LETTER: Errors that make driving dangerous

If you can’t drive

If you make more than three of these driving errors frequently, please stop driving. You are going to hurt someone.

• Slow for curves because you get scared.

• Tailgate, aggressively or ignorantly.

• Too fearful to pass.

• Pass when there is nothing to gain.

• Too fearful to turn across traffic unless opening is big enough for 747.

• Drive too slow until someone tries to pass, then accelerate.

• Drive the same speed regardless of speed limit.

• Rush from red light to red light, to enjoy waiting.

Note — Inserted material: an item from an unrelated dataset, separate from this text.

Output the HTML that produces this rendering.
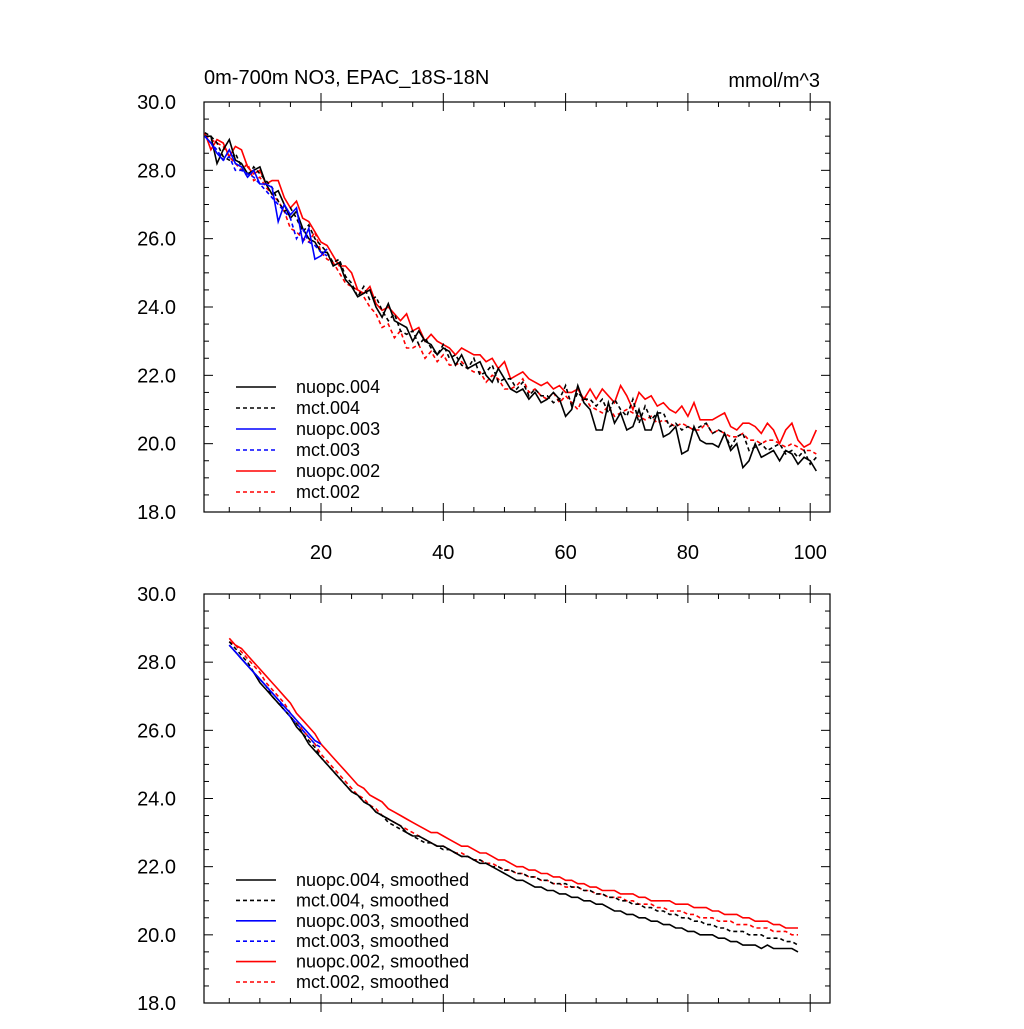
<!DOCTYPE html>
<html><head><meta charset="utf-8"><style>
body{margin:0;background:#fff;}
svg text{font-family:"Liberation Sans",sans-serif;fill:#000;}
</style></head><body>
<svg id="chart" width="1024" height="1024" xmlns="http://www.w3.org/2000/svg">
<text x="204" y="84" font-size="20">0m-700m NO3, EPAC_18S-18N</text>
<text x="820" y="87" font-size="20" text-anchor="end">mmol/m^3</text>
</svg>
<script>
const nuopc004=[29.0,29.0,28.2,28.6,28.9,28.3,28.2,27.9,28.0,28.1,27.6,27.3,27.4,27.0,26.6,26.8,26.3,26.0,25.9,25.6,25.6,25.2,25.3,24.8,24.6,24.3,24.4,24.5,24.0,23.7,24.1,23.6,23.5,23.4,23.0,23.3,23.0,22.9,22.6,22.8,22.7,22.3,22.6,22.2,22.3,22.4,22.0,21.8,22.2,21.9,21.6,21.5,21.6,21.3,21.5,21.2,21.3,21.5,21.3,20.8,21.0,21.7,21.2,21.0,20.4,20.4,21.2,20.6,20.9,20.4,20.5,21.0,20.4,20.4,20.9,20.2,20.3,20.5,19.7,19.8,20.5,20.1,20.0,20.0,19.9,20.3,19.8,20.0,19.3,19.5,20.0,19.6,19.7,19.8,19.5,19.8,19.7,19.4,19.6,19.5,19.2];
const mct004=[29.1,29.0,28.8,28.4,28.3,28.5,28.1,27.8,28.1,27.9,27.7,27.5,27.1,26.8,26.9,26.6,26.2,26.4,26.0,25.8,25.6,25.3,25.4,24.9,24.7,24.3,24.6,24.2,24.3,23.9,23.6,23.8,23.3,23.2,23.3,22.9,23.1,22.8,22.6,22.9,22.5,22.6,22.3,22.2,22.5,22.0,22.1,22.3,21.8,21.9,21.9,21.6,21.8,21.4,21.6,21.4,21.4,21.2,21.3,21.7,21.1,21.5,21.3,21.3,21.1,21.3,20.9,21.3,21.0,20.8,21.3,20.6,21.1,20.7,20.9,20.9,20.5,20.6,20.4,20.5,20.4,20.5,20.6,20.3,20.4,20.3,19.9,20.2,20.3,19.8,19.9,20.0,19.8,19.9,20.0,19.7,19.8,19.6,19.8,19.4,19.6];
const nuopc003=[29.0,28.8,28.5,28.3,28.6,28.2,28.1,27.8,28.0,27.6,27.6,27.5,26.5,27.0,26.7,26.9,25.9,26.3,25.4,25.5,25.7];
const mct003=[29.0,28.8,28.6,28.3,28.4,28.0,28.0,27.9,27.8,27.6,27.4,27.2,27.0,26.8,26.6,26.0,26.3,25.9,25.8,25.6,25.5];
const nuopc002=[29.1,28.6,28.9,28.8,28.4,28.7,28.6,28.1,27.9,28.0,27.6,27.7,27.7,27.2,26.9,27.1,26.6,26.5,26.2,25.9,25.8,25.5,25.2,25.2,25.0,24.5,24.4,24.6,24.1,23.9,24.0,23.8,23.6,23.8,23.3,23.4,23.0,23.2,23.0,22.9,22.8,22.6,22.8,22.7,22.6,22.6,22.4,22.5,22.2,22.4,21.9,22.0,22.1,21.9,21.8,21.7,21.8,21.6,21.7,21.5,21.5,21.6,21.3,21.6,21.3,21.6,21.4,21.2,21.7,21.4,21.0,21.5,21.3,21.4,21.1,21.2,21.0,20.9,21.1,20.8,21.2,20.7,20.7,20.7,20.8,20.9,20.5,20.4,20.6,20.6,20.5,20.3,20.6,20.4,20.0,20.4,20.6,20.1,19.9,20.0,20.4];
const mct002=[29.0,28.9,28.8,28.7,28.4,28.2,28.0,28.2,27.7,27.8,27.5,27.3,27.1,26.8,26.3,26.2,26.0,25.9,26.2,25.6,25.4,25.3,25.0,24.7,24.6,24.5,24.3,24.0,23.8,23.4,23.5,23.1,23.3,22.8,22.8,22.9,22.5,22.7,22.4,22.6,22.3,22.3,22.4,22.2,22.1,22.1,21.8,22.0,21.9,21.6,21.6,21.7,21.9,21.5,21.6,21.4,21.3,21.5,21.2,21.4,21.2,21.0,21.4,21.1,21.0,20.9,21.1,20.8,20.9,21.0,20.9,20.8,20.7,20.8,20.6,20.7,20.6,20.5,20.6,20.5,20.4,20.4,20.6,20.3,20.4,20.3,20.2,20.2,20.3,20.1,20.1,20.0,20.1,20.1,20.0,19.9,20.0,19.9,19.8,19.8,19.7];
// smoothed series start at year 5
const nuopc004s=[28.5,28.3,28.1,27.9,27.7,27.4,27.2,27.0,26.8,26.6,26.4,26.1,25.9,25.6,25.4,25.2,25.0,24.8,24.6,24.4,24.2,24.1,23.9,23.8,23.6,23.5,23.4,23.3,23.2,23.0,22.9,22.9,22.8,22.7,22.6,22.6,22.5,22.4,22.3,22.3,22.2,22.1,22.1,22.0,21.9,21.8,21.7,21.6,21.6,21.5,21.4,21.4,21.3,21.3,21.2,21.2,21.1,21.1,21.0,21.0,20.9,20.9,20.8,20.7,20.7,20.6,20.6,20.5,20.5,20.4,20.4,20.3,20.3,20.2,20.2,20.1,20.1,20.0,20.0,20.0,19.9,19.9,19.8,19.8,19.7,19.7,19.7,19.6,19.7,19.6,19.6,19.6,19.6,19.5];
const mct004s=[28.6,28.4,28.2,28.0,27.7,27.5,27.3,27.0,26.8,26.6,26.4,26.2,25.9,25.7,25.5,25.2,25.0,24.8,24.6,24.4,24.2,24.1,23.9,23.8,23.6,23.5,23.3,23.2,23.1,23.0,22.9,22.8,22.7,22.7,22.6,22.5,22.5,22.4,22.3,22.3,22.2,22.2,22.1,22.0,22.0,21.9,21.9,21.8,21.8,21.7,21.7,21.6,21.6,21.5,21.5,21.5,21.4,21.4,21.3,21.3,21.2,21.2,21.1,21.1,21.0,21.0,20.9,20.9,20.8,20.8,20.7,20.7,20.6,20.6,20.5,20.5,20.4,20.4,20.3,20.3,20.2,20.2,20.1,20.1,20.1,20.0,20.0,20.0,19.9,19.9,19.9,19.8,19.8,19.7];
const nuopc003s=[28.5,28.3,28.1,27.9,27.7,27.5,27.3,27.1,26.9,26.7,26.5,26.3,26.1,25.9,25.7,25.6];
const mct003s=[28.5,28.3,28.1,27.9,27.7,27.5,27.3,27.1,26.9,26.6,26.4,26.2,26.0,25.8,25.6,25.5];
const nuopc002s=[28.7,28.5,28.4,28.2,28.0,27.8,27.6,27.4,27.2,27.0,26.8,26.5,26.3,26.1,25.9,25.6,25.4,25.2,25.0,24.8,24.6,24.4,24.3,24.1,24.0,23.9,23.7,23.6,23.5,23.4,23.3,23.2,23.1,23.0,23.0,22.9,22.8,22.7,22.6,22.6,22.5,22.4,22.4,22.3,22.2,22.2,22.1,22.0,22.0,21.9,21.9,21.8,21.8,21.7,21.7,21.6,21.6,21.5,21.5,21.4,21.4,21.3,21.3,21.3,21.2,21.2,21.2,21.1,21.1,21.0,21.0,21.0,21.0,20.9,20.9,20.9,20.8,20.8,20.8,20.7,20.7,20.6,20.6,20.6,20.5,20.5,20.4,20.4,20.4,20.3,20.3,20.2,20.2,20.2];
const mct002s=[28.6,28.5,28.3,28.1,27.9,27.7,27.4,27.2,27.0,26.8,26.5,26.3,26.0,25.8,25.6,25.3,25.1,24.9,24.7,24.5,24.3,24.1,24.0,23.8,23.7,23.5,23.4,23.3,23.2,23.1,23.0,22.9,22.8,22.7,22.6,22.6,22.5,22.4,22.4,22.3,22.2,22.2,22.1,22.1,22.0,21.9,21.9,21.8,21.8,21.7,21.7,21.6,21.6,21.5,21.5,21.4,21.4,21.4,21.3,21.3,21.2,21.2,21.1,21.1,21.1,21.0,21.0,20.9,20.9,20.9,20.8,20.8,20.7,20.7,20.7,20.6,20.6,20.5,20.5,20.5,20.4,20.4,20.4,20.3,20.3,20.3,20.2,20.2,20.2,20.1,20.1,20.1,20.0,20.0];
const yTicks=[18.0,20.0,22.0,24.0,26.0,28.0,30.0];
const xTicks=[20,40,60,80,100];

const svg=document.getElementById('chart');
const NS='http://www.w3.org/2000/svg';
function mk(tag,attrs,parent){const e=document.createElementNS(NS,tag);for(const k in attrs)e.setAttribute(k,attrs[k]);(parent||svg).appendChild(e);return e;}
const X0=204,X1=830;
function xs(v){return 321+(v-20)*6.115;}
function makeY(top,bot){return v=>top+(30-v)*(bot-top)/12;}
function panel(name,top,bot,showXLabels){
  const ys=makeY(top,bot);
  const g=mk('g',{});
  
  
  const r=mk('rect',{x:X0,y:top,width:X1-X0,height:bot-top,fill:'none',stroke:'#000','stroke-width':1.2},g);
  
  
  for(let v=18;v<=30.001;v+=0.5){
    const major=Math.abs(v-Math.round(v/2)*2)<1e-6;const L=major?9:5;const y=ys(v);
    mk('line',{x1:X0,x2:X0+L,y1:y,y2:y,stroke:'#000'},g);
    mk('line',{x1:X1,x2:X1-L,y1:y,y2:y,stroke:'#000'},g);
  }
  yTicks.forEach(v=>{const t=mk('text',{x:X0-28,y:ys(v)+7,'font-size':20,'text-anchor':'end'},g);t.textContent=v.toFixed(1);
    
    });
  for(let v=5;v<=100;v+=5){const major=v%20===0;const L=major?9:5;const x=xs(v);
    mk('line',{x1:x,x2:x,y1:bot,y2:bot-L,stroke:'#000'},g);
    mk('line',{x1:x,x2:x,y1:top,y2:top+L,stroke:'#000'},g);
    if(major){mk('line',{x1:x,x2:x,y1:bot,y2:bot+9,stroke:'#000'},g);mk('line',{x1:x,x2:x,y1:top,y2:top-9,stroke:'#000'},g);}
  }
  if(showXLabels)xTicks.forEach(v=>{const t=mk('text',{x:xs(v),y:bot+47,'font-size':20,'text-anchor':'middle'},g);t.textContent=v;
    
    });
  return ys;
}
function series(name,data,x0,ys,color,dash){
  const pts=data.map((v,i)=>xs(x0+i).toFixed(1)+','+ys(v).toFixed(1)).join(' ');
  const p=mk('polyline',{points:pts,fill:'none',stroke:color,'stroke-width':1.6,'stroke-dasharray':dash?'4,3':'none'});
  
  
}
function legend(name,items,y0,dy){
  const g=mk('g',{});
  
  
  items.forEach((it,i)=>{const y=y0+i*dy;
    mk('line',{x1:236,x2:276,y1:y,y2:y,stroke:it[1],'stroke-width':1.6,'stroke-dasharray':it[2]?'4,3':'none'},g);
    const t=mk('text',{x:296,y:y+6,'font-size':18},g);t.textContent=it[0];
    
    });
}
const y1=panel('top-panel',102,512,true);
series('line-mct002',mct002,1,y1,'#f00',true);
series('line-nuopc002',nuopc002,1,y1,'#f00',false);
series('line-mct004',mct004,1,y1,'#000',true);
series('line-nuopc004',nuopc004,1,y1,'#000',false);
series('line-mct003',mct003,1,y1,'#00f',true);
series('line-nuopc003',nuopc003,1,y1,'#00f',false);
legend('top-legend',[['nuopc.004','#000',0],['mct.004','#000',1],['nuopc.003','#00f',0],['mct.003','#00f',1],['nuopc.002','#f00',0],['mct.002','#f00',1]],387,21);
const y2=panel('bottom-panel',594,1003,false);
series('line-mct002-smoothed',mct002s,5,y2,'#f00',true);
series('line-nuopc002-smoothed',nuopc002s,5,y2,'#f00',false);
series('line-mct004-smoothed',mct004s,5,y2,'#000',true);
series('line-nuopc004-smoothed',nuopc004s,5,y2,'#000',false);
series('line-mct003-smoothed',mct003s,5,y2,'#00f',true);
series('line-nuopc003-smoothed',nuopc003s,5,y2,'#00f',false);
legend('bottom-legend',[['nuopc.004, smoothed','#000',0],['mct.004, smoothed','#000',1],['nuopc.003, smoothed','#00f',0],['mct.003, smoothed','#00f',1],['nuopc.002, smoothed','#f00',0],['mct.002, smoothed','#f00',1]],880,20.4);
</script>
</body></html>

• Don’t know what to do at “sudden” or “tight” situation so you stop, too far back, in the middle of traffic.

• Can’t tell when you are driving in wrong gear, emergency brake is on, you have a flat tire, or why your engine ticks so loud.

• Do not know how to downshift.

• In the snow, you drive slowly uphill and fast downhill.

• Anxiously endanger other drivers by driving so slowly, hesitantly, fearfully.

• Aggressively endanger others because you are young, male, your vehicle has four-wheel drive, the exhaust sounds funny and you think you are invincible.

• Do not know rules of unmarked intersections.

• Yield right-of-way when you have the right-of-way.

• Can’t understand ferry employees’ loading directions.

• Think you can text or apply makeup and drive.

• Think mistreating other drivers teaches them a lesson about them.

• You think you are the only one who knows how to drive, so you write self-administered driving tests.

Seriously, folks, if you do not know how to drive, please stay home.